My object in these last cursory remarks has not been, I really need not say, to convey information in detail on the difficult and intricate points to which I have referred[54]. It has been simply this, to shew how very real, and substantial, and fully equipped, and independent, was the Church existing in all parts of these islands, save only the parts of Britain occupied by the pagan Jutes and Saxons and Angles, at the time when Augustine came; came with his monks from Rome, his interpreters from Gaul. I do not say that there were no pagans left then in parts of Scotland and of Ireland and perhaps of Wales, but the knowledge of the Lord covered the earth, save where the English were.
The impression left on my mind by a study of the face of our islands in the year 594, thirteen hundred years ago, is that of the pause, the hush, which precedes the launch of a great ship. The ship is the Church of England. In the providence of God, all was prepared; Christian forces all around were ready to play their part; unconsciously ready, but ready; passively ready, needing to be called into play. There were obstacles enough, but obstacles removable; obstacles that would be removed. The English had been the first to act. They desired to move. They had called across the narrow sea to the Gauls to come over and help them. But there was no voice, nor any that answered. Once in motion, its own momentum would soon carry the ship beyond the need of the aids that helped it move. Who should touch the spring, and give the initiation of motion?
Far away, in Rome, there was a man with eagle eye, who saw that the moment had come. In wretched health, tried continually by severe physical pain, his own surroundings enough to break down the spirit of any but the strongest of men; with all his sore trials, he was never weary of well doing. He was called upon to rule the Church of Rome at one of the very darkest of its many times of trial. Pestilence was rife; it had carried off his predecessor. Italy was overrun by enemies. The celibate life had for long found so many adherents, that defenders of the country were few; children were not born to fill the gaps of pestilence and war. Husbandry was abandoned. The distress was so great, so universal, that the conviction was held in the highest quarters that those were the fearful sights and great signs heralding the end of the world.
And even more than by these secular troubles was he that then ruled the Roman Church tried by ecclesiastical difficulties. Arianism, so far from being at an end, dominant or threatening wherever the Goths and the Lombards were; and where were they not? Donatism once again raising its head in Africa, and lifting its hands of violence; controversies a hundred and fifty years old, about Nestorianism, breaking into fresh life, threatening fresh divisions of the seamless robe of Christ. He thus described the church he ruled:—“an old and shattered ship; leaking on all sides; its timbers rotten; shaken by daily storms; sounding of wreck.”

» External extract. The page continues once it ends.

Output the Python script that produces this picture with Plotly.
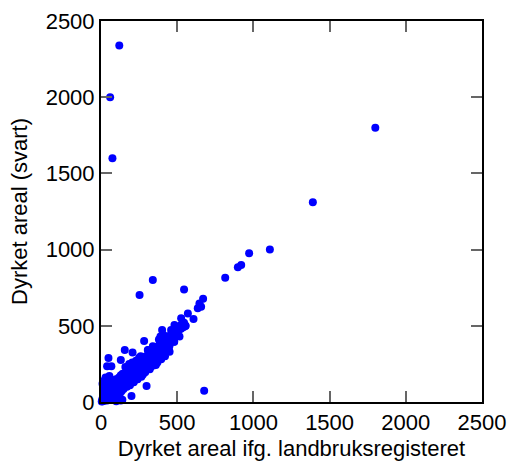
import plotly.graph_objects as go

# Dyrket areal ifg. landbruksregisteret (x) vs Dyrket areal (svart) (y)
x_reg = [5, 8, 10, 12, 15, 18, 20, 22, 25, 28, 30, 32, 35, 38, 40, 42, 45, 48, 50, 52,
         55, 58, 60, 62, 65, 68, 70, 72, 75, 78, 80, 82, 85, 88, 90, 92, 95, 98, 100, 102,
         105, 108, 110, 112, 115, 118, 120, 122, 125, 128, 130, 132, 135, 138, 140, 142, 145, 148, 150,
         10, 20, 30, 15, 25, 100, 130, 140,
         155, 160, 165, 170, 175, 180, 185, 190, 195, 200, 205, 210, 215, 220, 225, 230, 235, 240,
         245, 250, 255, 260, 265, 270, 275, 280, 285, 290, 295, 300, 305, 310, 315, 320, 325, 330,
         335, 340, 345, 350, 355, 360, 365, 370, 375, 380, 385, 390, 395, 400, 405, 410, 415, 420,
         425, 430, 435, 440, 445, 450, 455, 460, 465, 470, 475, 480, 485, 490, 495, 500, 505, 510,
         515, 520, 525, 530, 540, 545, 555,
         170, 190, 215, 240, 265, 290, 320, 345, 370, 395, 420, 450, 180, 230, 260, 310, 350, 380,
         205, 250, 275, 330, 360, 390, 430, 470, 235, 285, 340, 375, 410, 445, 160, 185,
         156, 207, 283, 360, 299, 200, 677, 480, 401, 438, 417, 482, 460, 554, 526, 570, 607,
         340, 253, 545, 635, 657, 646, 670, 815, 898, 920, 972, 1108, 1390, 1800,
         120, 60, 75, 49, 40, 68, 55, 130, 307, 417, 395]
y_svart = [3, 15, 5, 30, 10, 50, 20, 8, 35, 60, 15, 45, 25, 80, 10, 55, 35, 100, 20, 70,
           45, 120, 30, 85, 55, 140, 40, 95, 60, 110, 25, 75, 50, 130, 65, 100, 40, 150, 80, 115,
           55, 90, 140, 70, 105, 160, 85, 50, 120, 95, 175, 110, 70, 140, 100, 185, 125, 85, 155,
           120, 140, 160, 90, 110, 5, 10, 15,
           130, 175, 110, 150, 200, 140, 165, 120, 190, 160, 230, 180, 140, 200, 250, 175, 215, 190,
           260, 225, 170, 240, 205, 280, 235, 250, 200, 270, 300, 245, 280, 260, 320, 290, 230, 300,
           340, 280, 310, 330, 295, 350, 320, 300, 365, 340, 380, 350, 320, 370, 395, 360, 400, 380,
           340, 410, 390, 430, 400, 370, 420, 445, 410, 460, 430, 395, 470, 440, 480, 455, 490, 470,
           430, 500, 480, 510, 490, 520, 500,
           100, 110, 130, 150, 165, 195, 215, 240, 260, 280, 300, 330, 215, 270, 300, 340, 360, 410,
           260, 290, 180, 250, 280, 430, 370, 400, 150, 230, 365, 330, 440, 350, 230, 250,
           341, 324, 400, 243, 105, 39, 74, 396, 472, 428, 396, 505, 472, 499, 549, 580, 545,
           800, 702, 739, 615, 625, 647, 678, 815, 884, 899, 976, 1000, 1310, 1800,
           2340, 2000, 1600, 289, 234, 234, 170, 276, 341, 341, 396]

x_ticks = [0, 500, 1000, 1500, 2000, 2500]
y_ticks = [0, 500, 1000, 1500, 2000, 2500]

FONT = "Liberation Sans, Arial, sans-serif"

fig = go.Figure()
fig.add_trace(go.Scatter(
    x=x_reg, y=y_svart, mode="markers",
    marker=dict(color="#0000FF", size=8, line=dict(width=0)),
    cliponaxis=False,
))

axis_common = dict(
    range=[0, 2500], showgrid=False, zeroline=False, automargin=False,
    showline=True, linecolor="black", linewidth=2, mirror="ticks",
    ticks="inside", ticklen=11, tickwidth=2, tickcolor="#666666",
    tickfont=dict(family=FONT, size=22, color="black"),
    title_font=dict(family=FONT, size=22, color="black"),
)

fig.update_layout(
    width=508, height=461,
    margin=dict(l=101, r=26, t=21, b=59),
    paper_bgcolor="white", plot_bgcolor="white",
    showlegend=False,
    xaxis=dict(axis_common, tickvals=x_ticks, ticktext=[str(v) for v in x_ticks],
               title=dict(text="Dyrket areal ifg. landbruksregisteret", standoff=7)),
    yaxis=dict(axis_common, tickvals=y_ticks, ticktext=[str(v) for v in y_ticks],
               title=dict(text="Dyrket areal (svart)", standoff=12)),
)

fig.write_html("out.html")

He it was that in the midst of trials much as these, his own ship on the point of foundering, touched the spring that launched the English Church. Moving very slowly at first; seriously checked now and again; brought up shivering once and more than once; the forces round it not playing their part with a will; some of them even opposing; it still went on and gathered way. As time went on, it took on board one source of strength that most had stood aloof; for many centuries the British Church has formed part of the ship’s company. And still the ship goes gallantly on, gathering way; the Grace of God, we hopefully and humbly believe, sustaining and guiding it; guiding it, through unquiet seas, to the destined haven of eternal peace and rest.
The man who in the providence of God touched the spring, was Gregory, the Bishop of Rome. Let God be thanked for him.